[Begin DATA ENTRIES]

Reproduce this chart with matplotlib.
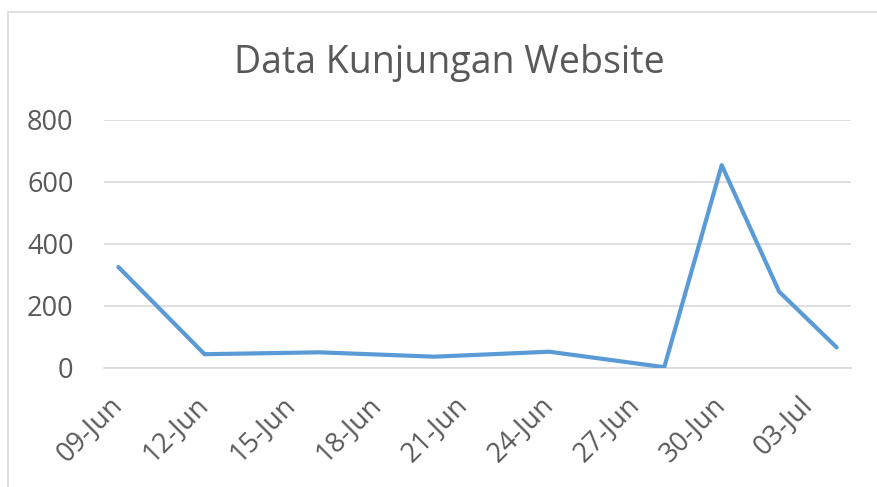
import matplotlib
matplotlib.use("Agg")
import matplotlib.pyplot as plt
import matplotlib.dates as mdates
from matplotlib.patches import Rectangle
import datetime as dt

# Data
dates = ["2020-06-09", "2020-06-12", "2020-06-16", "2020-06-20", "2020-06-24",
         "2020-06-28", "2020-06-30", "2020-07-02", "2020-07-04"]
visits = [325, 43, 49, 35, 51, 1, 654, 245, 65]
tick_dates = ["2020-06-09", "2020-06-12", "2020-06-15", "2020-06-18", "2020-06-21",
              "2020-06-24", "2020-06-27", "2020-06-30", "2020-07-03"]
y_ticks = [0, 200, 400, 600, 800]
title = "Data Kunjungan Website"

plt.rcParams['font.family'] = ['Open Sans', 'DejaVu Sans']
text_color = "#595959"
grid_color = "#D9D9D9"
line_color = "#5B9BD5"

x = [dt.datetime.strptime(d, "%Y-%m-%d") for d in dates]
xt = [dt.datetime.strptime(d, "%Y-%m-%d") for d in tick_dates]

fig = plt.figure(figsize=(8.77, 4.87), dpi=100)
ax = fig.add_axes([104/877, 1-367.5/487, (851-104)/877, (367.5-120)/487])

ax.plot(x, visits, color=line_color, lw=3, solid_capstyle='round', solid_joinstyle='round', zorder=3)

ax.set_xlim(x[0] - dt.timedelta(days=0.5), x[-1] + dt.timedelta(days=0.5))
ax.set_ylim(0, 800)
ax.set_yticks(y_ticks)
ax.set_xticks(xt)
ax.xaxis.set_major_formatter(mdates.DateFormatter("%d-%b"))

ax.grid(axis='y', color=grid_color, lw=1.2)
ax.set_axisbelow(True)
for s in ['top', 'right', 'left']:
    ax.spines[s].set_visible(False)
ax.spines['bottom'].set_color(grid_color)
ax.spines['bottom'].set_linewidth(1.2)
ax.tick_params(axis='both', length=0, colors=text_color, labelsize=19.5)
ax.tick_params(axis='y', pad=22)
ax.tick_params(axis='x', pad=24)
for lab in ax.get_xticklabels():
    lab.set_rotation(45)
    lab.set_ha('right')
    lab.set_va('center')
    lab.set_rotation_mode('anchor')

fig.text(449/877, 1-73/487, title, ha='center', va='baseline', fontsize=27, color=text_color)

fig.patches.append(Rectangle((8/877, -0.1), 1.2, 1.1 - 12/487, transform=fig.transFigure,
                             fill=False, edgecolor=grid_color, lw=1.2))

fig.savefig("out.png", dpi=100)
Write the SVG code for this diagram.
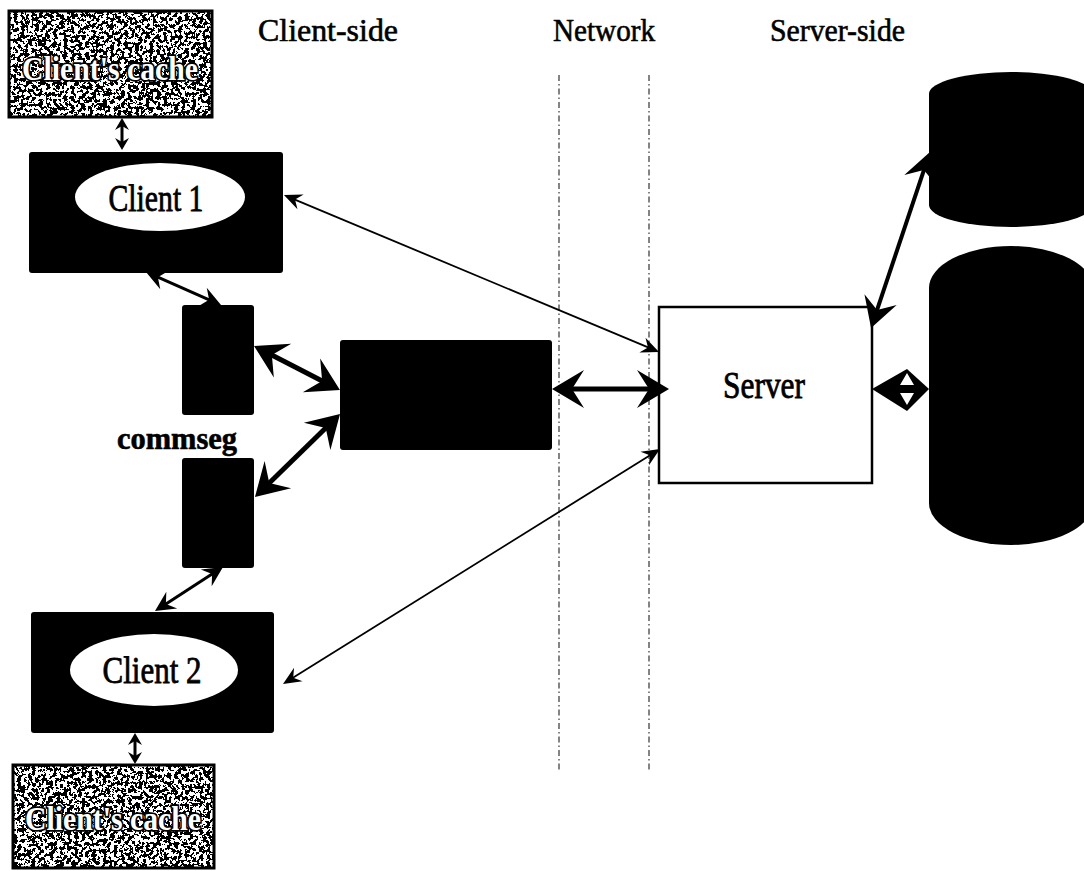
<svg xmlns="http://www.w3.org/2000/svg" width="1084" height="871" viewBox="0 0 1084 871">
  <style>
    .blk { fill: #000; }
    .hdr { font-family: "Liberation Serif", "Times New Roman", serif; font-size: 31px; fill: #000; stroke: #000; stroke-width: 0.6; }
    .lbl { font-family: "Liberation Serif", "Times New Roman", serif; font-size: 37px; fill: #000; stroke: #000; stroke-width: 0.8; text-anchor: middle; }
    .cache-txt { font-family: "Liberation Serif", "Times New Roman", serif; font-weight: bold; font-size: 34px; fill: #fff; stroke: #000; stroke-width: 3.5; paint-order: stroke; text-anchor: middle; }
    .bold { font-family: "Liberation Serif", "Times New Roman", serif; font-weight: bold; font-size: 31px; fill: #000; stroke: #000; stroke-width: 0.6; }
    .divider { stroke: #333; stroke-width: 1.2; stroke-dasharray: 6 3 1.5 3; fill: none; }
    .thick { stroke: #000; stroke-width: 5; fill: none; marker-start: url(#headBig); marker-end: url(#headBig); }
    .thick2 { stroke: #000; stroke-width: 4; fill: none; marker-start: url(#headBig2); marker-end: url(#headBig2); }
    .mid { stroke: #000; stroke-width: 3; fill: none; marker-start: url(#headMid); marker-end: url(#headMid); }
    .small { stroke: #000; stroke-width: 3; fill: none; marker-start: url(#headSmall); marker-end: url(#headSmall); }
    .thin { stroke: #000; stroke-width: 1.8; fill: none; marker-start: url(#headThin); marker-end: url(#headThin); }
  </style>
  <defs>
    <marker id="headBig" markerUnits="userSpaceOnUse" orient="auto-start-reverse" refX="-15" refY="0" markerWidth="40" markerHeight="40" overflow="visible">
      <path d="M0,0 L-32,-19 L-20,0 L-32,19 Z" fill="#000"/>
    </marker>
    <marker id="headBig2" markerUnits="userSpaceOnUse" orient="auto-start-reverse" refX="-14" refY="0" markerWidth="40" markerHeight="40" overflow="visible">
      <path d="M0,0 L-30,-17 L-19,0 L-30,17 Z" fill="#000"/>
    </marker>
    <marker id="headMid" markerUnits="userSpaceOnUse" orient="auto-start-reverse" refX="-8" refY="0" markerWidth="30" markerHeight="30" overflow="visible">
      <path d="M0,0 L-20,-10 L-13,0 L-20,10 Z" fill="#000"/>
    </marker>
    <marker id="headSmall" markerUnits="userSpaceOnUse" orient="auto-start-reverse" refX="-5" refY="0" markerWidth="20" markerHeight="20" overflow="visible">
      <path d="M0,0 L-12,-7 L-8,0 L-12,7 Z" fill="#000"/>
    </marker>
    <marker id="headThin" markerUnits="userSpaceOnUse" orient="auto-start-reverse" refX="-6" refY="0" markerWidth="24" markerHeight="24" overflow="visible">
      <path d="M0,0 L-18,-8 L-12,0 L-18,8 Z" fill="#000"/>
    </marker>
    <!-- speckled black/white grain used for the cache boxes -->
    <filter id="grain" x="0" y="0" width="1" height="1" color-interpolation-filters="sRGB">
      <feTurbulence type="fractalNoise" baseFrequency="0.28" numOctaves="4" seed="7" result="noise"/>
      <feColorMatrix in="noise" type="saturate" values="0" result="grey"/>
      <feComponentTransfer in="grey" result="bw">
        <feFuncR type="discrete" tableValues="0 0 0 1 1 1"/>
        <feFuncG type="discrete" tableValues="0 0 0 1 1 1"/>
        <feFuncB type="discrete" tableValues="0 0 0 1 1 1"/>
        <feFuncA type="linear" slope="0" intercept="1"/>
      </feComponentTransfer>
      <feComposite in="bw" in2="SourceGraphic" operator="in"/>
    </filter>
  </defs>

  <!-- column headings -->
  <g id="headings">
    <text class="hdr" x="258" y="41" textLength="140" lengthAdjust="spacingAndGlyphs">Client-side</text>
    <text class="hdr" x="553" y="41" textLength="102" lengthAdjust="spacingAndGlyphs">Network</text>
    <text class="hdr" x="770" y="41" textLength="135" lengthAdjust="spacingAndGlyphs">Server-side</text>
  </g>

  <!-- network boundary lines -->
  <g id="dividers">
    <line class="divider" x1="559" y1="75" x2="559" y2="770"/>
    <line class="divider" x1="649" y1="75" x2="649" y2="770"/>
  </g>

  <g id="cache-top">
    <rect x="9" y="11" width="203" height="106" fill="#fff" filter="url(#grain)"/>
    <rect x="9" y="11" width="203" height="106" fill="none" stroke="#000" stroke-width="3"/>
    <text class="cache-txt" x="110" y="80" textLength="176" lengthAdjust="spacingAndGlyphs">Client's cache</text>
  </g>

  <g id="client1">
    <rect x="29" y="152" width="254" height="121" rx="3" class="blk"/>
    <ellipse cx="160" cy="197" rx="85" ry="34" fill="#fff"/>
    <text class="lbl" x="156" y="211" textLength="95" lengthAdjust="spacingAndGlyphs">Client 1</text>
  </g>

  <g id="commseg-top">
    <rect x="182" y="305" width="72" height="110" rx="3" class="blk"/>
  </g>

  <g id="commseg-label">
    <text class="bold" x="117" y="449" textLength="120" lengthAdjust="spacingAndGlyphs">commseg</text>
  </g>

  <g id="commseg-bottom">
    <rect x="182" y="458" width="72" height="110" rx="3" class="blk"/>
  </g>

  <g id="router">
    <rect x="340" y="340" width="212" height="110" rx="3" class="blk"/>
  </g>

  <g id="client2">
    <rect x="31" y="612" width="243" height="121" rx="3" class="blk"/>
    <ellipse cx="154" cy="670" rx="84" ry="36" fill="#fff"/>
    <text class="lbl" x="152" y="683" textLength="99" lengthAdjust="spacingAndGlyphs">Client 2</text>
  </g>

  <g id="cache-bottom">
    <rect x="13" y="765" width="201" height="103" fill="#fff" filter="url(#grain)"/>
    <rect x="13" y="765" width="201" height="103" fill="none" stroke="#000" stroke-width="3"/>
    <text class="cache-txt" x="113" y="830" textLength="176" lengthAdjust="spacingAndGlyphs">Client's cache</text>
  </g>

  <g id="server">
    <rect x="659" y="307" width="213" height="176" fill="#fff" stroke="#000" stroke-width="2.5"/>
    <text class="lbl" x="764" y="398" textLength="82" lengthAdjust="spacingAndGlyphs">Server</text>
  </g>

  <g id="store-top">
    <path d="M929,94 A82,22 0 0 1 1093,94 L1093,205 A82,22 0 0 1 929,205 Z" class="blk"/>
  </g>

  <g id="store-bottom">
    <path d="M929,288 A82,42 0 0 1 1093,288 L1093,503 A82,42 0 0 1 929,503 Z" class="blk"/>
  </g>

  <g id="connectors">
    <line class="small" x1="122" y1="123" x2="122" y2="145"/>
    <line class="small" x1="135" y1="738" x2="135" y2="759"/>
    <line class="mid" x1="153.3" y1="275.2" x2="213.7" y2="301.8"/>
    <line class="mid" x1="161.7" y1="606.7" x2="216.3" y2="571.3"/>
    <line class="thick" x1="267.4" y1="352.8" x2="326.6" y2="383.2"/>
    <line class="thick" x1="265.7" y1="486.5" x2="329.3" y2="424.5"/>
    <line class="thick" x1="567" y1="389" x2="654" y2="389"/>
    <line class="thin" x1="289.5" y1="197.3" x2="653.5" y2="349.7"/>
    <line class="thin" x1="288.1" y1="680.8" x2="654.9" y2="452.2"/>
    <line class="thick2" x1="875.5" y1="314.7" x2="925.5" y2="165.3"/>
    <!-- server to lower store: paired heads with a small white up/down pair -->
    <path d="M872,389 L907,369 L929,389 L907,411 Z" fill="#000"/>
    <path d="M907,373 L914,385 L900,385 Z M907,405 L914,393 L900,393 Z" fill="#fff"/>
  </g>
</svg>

[End DATA ENTRIES]
[Begin DATA ENTRIES]

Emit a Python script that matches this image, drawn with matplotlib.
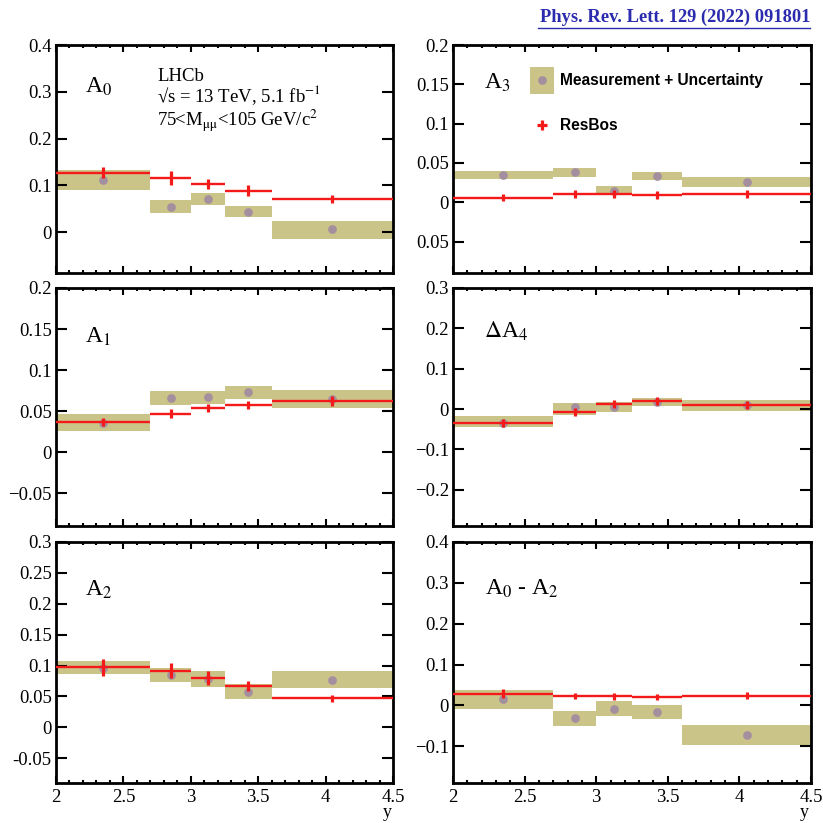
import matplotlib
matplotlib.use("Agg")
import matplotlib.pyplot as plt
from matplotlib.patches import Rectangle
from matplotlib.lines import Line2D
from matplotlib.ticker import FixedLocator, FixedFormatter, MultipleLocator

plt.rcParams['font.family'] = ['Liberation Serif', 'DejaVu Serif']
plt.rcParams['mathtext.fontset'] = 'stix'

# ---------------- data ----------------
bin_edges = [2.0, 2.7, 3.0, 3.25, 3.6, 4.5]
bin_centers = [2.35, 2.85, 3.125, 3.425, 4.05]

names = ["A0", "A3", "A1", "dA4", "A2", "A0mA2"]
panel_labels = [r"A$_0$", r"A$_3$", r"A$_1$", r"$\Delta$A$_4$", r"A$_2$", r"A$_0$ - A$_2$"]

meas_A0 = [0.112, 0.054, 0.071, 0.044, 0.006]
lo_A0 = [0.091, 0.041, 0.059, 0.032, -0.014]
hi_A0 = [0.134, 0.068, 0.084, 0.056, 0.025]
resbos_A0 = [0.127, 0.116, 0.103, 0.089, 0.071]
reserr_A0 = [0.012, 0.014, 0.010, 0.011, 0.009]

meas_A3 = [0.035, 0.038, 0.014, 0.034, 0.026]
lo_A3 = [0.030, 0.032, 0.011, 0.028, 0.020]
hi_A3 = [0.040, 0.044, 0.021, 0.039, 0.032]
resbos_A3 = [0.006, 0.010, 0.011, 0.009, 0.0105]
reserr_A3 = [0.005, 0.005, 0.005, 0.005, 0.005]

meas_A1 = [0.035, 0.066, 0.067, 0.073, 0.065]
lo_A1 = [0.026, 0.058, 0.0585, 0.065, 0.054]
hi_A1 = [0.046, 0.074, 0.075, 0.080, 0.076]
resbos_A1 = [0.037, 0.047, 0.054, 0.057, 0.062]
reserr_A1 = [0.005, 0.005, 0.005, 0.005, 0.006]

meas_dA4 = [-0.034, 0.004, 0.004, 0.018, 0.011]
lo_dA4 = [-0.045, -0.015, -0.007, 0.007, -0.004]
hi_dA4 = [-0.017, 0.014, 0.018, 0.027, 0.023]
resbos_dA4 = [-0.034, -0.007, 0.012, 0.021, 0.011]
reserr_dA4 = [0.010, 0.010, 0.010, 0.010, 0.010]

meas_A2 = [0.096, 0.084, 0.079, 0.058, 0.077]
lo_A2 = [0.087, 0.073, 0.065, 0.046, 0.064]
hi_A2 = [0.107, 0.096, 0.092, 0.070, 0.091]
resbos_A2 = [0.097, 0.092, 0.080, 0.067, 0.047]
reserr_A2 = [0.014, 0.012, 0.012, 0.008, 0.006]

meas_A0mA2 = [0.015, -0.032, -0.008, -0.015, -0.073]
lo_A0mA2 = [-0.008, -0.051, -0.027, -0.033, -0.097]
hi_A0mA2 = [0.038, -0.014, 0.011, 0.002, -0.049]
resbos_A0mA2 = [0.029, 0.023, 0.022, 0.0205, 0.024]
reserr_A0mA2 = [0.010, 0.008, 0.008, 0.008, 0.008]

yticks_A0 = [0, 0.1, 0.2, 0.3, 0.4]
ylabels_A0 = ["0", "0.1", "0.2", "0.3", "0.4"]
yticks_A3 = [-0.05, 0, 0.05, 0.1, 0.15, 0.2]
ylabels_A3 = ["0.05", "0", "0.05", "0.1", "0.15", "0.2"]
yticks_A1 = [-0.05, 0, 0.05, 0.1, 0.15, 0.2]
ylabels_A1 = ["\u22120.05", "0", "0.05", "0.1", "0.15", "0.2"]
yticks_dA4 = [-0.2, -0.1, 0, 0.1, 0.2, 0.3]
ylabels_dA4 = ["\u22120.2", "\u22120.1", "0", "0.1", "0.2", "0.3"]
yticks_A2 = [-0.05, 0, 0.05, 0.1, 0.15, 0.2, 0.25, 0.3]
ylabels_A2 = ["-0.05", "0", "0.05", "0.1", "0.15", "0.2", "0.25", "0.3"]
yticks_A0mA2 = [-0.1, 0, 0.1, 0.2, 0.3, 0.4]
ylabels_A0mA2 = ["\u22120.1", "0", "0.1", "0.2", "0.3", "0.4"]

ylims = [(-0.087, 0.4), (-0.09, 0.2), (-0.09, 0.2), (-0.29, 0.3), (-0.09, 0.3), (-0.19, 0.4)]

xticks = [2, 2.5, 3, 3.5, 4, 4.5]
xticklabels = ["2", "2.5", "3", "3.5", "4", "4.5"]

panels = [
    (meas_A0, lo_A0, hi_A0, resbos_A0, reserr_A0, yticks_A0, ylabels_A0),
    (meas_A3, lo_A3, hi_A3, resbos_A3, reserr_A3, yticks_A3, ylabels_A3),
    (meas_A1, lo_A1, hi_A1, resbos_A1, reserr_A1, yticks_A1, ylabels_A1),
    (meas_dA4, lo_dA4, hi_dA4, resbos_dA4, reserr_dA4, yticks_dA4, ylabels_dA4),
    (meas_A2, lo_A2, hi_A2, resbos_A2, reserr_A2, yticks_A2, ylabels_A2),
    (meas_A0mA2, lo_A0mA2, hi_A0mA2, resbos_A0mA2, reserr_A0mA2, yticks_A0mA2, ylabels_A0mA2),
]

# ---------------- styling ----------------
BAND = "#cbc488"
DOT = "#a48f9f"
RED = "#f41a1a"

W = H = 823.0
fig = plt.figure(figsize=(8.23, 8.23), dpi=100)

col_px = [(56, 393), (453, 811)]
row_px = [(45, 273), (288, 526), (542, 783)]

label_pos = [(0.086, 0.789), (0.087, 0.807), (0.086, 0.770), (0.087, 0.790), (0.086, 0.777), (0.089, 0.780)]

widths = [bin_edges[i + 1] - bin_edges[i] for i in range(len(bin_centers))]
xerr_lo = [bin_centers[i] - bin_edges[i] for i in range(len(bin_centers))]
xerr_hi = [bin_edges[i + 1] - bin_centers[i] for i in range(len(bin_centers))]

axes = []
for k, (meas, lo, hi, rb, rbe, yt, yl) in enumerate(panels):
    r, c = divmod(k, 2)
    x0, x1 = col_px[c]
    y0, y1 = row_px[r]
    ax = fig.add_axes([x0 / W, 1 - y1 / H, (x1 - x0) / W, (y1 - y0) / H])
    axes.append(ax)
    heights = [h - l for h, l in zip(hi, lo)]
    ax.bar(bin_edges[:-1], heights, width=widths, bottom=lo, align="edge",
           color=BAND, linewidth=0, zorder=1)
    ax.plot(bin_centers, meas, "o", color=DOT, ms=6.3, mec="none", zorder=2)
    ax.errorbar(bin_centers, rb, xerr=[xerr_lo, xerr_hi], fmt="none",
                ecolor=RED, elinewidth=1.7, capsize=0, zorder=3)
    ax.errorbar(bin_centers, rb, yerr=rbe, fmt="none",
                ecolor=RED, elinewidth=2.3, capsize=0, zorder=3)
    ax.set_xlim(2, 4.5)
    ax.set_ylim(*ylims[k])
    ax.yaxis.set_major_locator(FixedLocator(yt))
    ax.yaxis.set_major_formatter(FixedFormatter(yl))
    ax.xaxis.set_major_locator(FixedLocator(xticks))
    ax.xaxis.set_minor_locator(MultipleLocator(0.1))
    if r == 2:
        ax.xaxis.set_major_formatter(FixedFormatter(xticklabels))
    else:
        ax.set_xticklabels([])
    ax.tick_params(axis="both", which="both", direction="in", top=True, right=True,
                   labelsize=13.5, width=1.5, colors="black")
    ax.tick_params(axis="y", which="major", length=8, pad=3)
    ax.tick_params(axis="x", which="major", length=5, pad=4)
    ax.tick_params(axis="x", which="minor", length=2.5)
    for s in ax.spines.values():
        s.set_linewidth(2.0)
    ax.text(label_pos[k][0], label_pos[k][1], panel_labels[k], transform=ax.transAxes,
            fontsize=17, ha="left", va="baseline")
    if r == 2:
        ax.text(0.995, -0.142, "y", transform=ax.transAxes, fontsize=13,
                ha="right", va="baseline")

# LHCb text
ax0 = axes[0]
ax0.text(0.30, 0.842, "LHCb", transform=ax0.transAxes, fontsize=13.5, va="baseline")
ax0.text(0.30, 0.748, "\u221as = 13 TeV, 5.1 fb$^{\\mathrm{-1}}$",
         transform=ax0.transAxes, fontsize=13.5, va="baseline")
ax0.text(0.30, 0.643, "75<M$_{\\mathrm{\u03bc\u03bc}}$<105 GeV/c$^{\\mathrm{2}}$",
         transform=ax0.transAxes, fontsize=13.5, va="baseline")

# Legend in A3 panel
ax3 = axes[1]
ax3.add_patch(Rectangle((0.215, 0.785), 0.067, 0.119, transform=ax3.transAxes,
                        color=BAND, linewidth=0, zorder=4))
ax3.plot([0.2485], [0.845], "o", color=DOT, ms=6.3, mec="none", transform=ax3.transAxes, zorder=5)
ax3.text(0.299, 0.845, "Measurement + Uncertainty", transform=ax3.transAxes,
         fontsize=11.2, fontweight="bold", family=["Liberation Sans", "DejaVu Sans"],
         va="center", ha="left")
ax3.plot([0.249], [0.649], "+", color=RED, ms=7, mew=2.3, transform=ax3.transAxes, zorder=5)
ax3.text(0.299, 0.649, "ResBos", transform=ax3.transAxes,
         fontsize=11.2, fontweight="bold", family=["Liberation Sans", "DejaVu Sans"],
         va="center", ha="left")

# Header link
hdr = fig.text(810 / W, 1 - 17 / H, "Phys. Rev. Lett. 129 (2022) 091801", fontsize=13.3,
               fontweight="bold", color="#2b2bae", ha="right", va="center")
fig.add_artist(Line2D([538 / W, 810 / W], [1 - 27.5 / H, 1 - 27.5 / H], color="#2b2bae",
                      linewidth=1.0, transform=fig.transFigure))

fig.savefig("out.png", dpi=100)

[End DATA ENTRIES]

EXERCISE: Reproduce exactly the section that begins with the line containing "Emit a Python" and ends with the line containing "from matplotlib.ticker import". Both boundary lines belong in the copy, but pictures do not.

OUTPUT:
Emit a Python script that matches this image, drawn with matplotlib.
import matplotlib
matplotlib.use("Agg")
import matplotlib.pyplot as plt
from matplotlib.patches import Rectangle
from matplotlib.lines import Line2D
from matplotlib.ticker import FixedLocator, FixedFormatter, MultipleLocator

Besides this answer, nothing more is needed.